Instructions to follow:
Work out how many lines in the listing below include the word "Convert". Give nothing but the number.

Records to process:
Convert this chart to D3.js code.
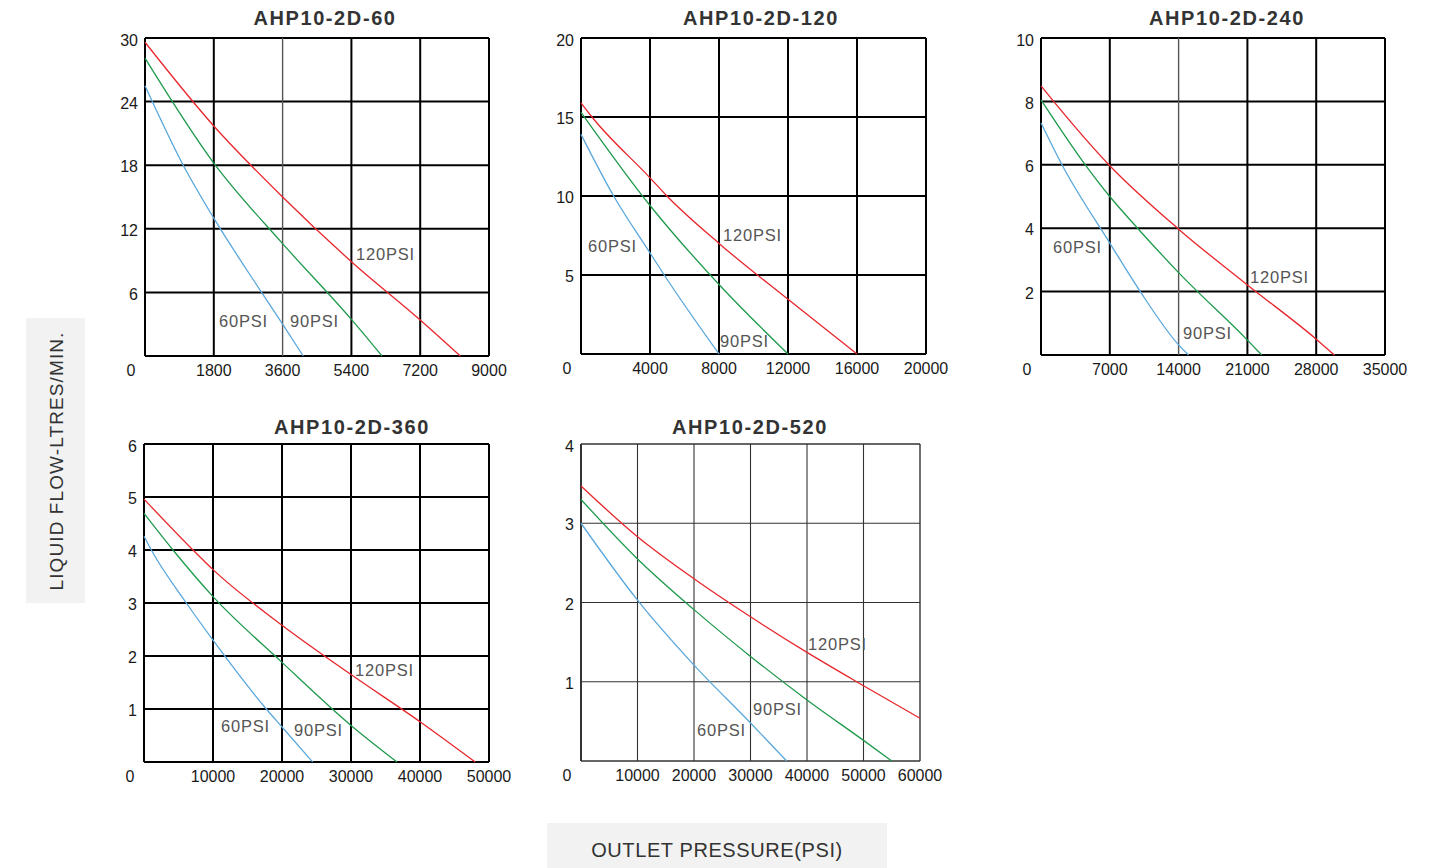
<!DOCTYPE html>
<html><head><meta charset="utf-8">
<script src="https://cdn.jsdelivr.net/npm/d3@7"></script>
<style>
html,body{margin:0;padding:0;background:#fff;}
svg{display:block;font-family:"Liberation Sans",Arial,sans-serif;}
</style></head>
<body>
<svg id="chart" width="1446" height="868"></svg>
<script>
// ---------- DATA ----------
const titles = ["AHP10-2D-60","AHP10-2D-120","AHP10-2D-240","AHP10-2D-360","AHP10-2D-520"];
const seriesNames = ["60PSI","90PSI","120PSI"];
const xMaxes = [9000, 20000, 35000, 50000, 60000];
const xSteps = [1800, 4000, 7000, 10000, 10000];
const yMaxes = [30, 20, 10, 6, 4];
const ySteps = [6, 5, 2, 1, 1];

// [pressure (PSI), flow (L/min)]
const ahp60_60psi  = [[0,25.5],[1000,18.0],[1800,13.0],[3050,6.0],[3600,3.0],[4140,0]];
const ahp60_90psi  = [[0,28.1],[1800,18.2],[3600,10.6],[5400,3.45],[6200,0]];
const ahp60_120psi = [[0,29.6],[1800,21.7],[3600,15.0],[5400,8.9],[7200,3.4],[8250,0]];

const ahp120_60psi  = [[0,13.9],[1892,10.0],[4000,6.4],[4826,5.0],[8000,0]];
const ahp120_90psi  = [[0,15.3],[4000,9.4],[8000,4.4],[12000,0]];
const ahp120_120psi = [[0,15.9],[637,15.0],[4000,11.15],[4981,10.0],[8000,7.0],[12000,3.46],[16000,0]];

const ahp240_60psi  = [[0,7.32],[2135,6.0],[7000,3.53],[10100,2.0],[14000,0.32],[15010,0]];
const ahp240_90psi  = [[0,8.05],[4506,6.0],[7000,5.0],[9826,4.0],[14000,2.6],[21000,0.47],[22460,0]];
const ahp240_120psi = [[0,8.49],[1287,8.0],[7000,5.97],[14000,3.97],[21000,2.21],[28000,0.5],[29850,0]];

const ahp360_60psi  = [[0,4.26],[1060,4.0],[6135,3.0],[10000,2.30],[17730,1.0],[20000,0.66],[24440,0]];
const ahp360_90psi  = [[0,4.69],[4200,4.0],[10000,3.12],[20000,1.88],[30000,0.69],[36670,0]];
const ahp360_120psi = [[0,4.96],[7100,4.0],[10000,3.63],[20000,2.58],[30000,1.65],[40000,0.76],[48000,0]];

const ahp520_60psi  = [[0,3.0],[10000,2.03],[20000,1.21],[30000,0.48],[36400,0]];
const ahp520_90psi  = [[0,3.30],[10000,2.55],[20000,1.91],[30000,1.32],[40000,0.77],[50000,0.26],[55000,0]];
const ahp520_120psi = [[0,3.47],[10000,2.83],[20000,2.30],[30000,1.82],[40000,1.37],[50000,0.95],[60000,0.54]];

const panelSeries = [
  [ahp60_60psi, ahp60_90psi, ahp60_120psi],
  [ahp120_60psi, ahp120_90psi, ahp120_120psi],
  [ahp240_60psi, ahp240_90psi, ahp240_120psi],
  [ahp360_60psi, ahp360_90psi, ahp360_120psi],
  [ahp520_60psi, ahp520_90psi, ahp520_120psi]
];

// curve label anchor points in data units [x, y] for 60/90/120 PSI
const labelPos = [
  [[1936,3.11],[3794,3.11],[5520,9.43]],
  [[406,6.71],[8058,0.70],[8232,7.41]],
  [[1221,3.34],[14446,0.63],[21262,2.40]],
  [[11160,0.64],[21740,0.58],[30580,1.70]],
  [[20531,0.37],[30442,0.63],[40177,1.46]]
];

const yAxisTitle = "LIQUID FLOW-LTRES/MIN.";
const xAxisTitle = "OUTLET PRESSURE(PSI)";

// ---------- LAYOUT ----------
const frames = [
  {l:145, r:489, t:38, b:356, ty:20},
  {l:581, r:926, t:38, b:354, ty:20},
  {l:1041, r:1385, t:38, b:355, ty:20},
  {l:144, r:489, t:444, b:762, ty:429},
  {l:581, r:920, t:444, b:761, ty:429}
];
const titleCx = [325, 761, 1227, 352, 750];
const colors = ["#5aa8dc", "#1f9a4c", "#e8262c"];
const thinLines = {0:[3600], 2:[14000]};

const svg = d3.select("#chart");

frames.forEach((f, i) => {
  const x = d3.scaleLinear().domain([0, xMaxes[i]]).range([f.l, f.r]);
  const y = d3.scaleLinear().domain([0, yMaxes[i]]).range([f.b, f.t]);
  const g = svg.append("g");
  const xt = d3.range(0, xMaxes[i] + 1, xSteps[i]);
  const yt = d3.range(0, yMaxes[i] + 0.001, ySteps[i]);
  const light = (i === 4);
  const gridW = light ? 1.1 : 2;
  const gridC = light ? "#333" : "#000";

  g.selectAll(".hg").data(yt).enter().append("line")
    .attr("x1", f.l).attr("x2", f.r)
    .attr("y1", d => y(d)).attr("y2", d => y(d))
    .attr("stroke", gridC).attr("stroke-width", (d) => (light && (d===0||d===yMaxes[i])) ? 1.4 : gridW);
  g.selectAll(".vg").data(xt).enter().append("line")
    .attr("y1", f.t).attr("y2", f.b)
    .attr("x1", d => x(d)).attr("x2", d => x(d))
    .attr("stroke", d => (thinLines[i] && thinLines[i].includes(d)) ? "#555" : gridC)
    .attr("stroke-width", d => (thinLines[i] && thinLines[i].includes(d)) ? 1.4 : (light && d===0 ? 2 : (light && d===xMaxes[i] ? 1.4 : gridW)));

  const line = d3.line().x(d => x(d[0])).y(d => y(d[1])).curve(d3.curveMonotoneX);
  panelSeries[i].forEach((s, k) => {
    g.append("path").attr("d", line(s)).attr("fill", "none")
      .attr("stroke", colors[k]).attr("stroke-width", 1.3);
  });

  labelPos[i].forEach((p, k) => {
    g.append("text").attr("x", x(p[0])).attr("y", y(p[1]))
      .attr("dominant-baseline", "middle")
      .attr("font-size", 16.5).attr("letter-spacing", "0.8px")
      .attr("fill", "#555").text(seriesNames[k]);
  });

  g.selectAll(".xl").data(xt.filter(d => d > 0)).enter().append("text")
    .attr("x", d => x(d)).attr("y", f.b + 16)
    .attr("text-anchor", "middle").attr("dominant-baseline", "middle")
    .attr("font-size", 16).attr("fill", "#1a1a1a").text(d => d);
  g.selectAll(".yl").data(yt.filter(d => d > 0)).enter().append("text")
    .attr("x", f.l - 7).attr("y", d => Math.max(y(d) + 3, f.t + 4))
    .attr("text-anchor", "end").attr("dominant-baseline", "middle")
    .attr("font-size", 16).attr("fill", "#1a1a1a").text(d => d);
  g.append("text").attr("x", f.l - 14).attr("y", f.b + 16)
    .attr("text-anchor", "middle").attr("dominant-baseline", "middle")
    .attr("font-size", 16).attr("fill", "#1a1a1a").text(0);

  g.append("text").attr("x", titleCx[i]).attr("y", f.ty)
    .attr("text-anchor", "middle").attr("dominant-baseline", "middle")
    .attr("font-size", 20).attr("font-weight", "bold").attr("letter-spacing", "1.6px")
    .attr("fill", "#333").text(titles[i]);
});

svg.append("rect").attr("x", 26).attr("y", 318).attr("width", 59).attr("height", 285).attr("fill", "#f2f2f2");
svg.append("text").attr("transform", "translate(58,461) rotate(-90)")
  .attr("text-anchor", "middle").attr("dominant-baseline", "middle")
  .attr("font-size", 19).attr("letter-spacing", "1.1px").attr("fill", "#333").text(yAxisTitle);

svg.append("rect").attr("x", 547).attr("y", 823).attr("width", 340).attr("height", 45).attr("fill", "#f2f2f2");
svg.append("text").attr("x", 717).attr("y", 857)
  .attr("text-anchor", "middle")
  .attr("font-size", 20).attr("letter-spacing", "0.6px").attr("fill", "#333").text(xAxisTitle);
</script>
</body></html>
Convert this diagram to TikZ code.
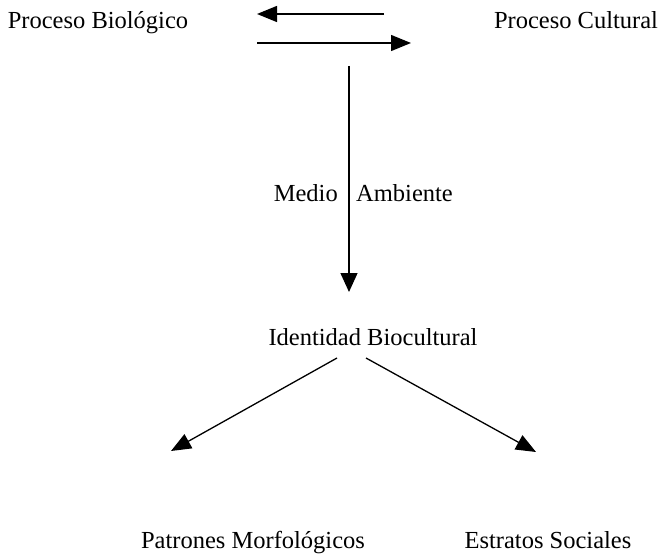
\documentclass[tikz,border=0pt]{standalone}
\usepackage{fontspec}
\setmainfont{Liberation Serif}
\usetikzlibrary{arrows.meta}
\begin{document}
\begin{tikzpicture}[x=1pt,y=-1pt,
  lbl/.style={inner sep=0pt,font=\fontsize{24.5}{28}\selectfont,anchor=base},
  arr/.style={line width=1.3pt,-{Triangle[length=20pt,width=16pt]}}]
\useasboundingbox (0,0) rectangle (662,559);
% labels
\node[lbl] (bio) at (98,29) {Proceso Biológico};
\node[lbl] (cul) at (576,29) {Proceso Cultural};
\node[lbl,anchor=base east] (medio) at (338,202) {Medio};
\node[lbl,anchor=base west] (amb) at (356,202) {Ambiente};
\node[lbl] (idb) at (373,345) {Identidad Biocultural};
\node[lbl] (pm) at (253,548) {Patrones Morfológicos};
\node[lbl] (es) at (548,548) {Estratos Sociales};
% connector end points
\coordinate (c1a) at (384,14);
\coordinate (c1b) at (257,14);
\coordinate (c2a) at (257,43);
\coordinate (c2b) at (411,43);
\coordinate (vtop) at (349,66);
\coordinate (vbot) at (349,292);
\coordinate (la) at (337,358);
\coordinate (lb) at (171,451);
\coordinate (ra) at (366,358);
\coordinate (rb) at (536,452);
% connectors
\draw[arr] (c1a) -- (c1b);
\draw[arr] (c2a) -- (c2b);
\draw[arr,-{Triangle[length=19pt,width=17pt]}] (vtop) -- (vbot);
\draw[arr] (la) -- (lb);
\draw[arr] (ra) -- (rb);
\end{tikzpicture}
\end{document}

Result for this exercise:
2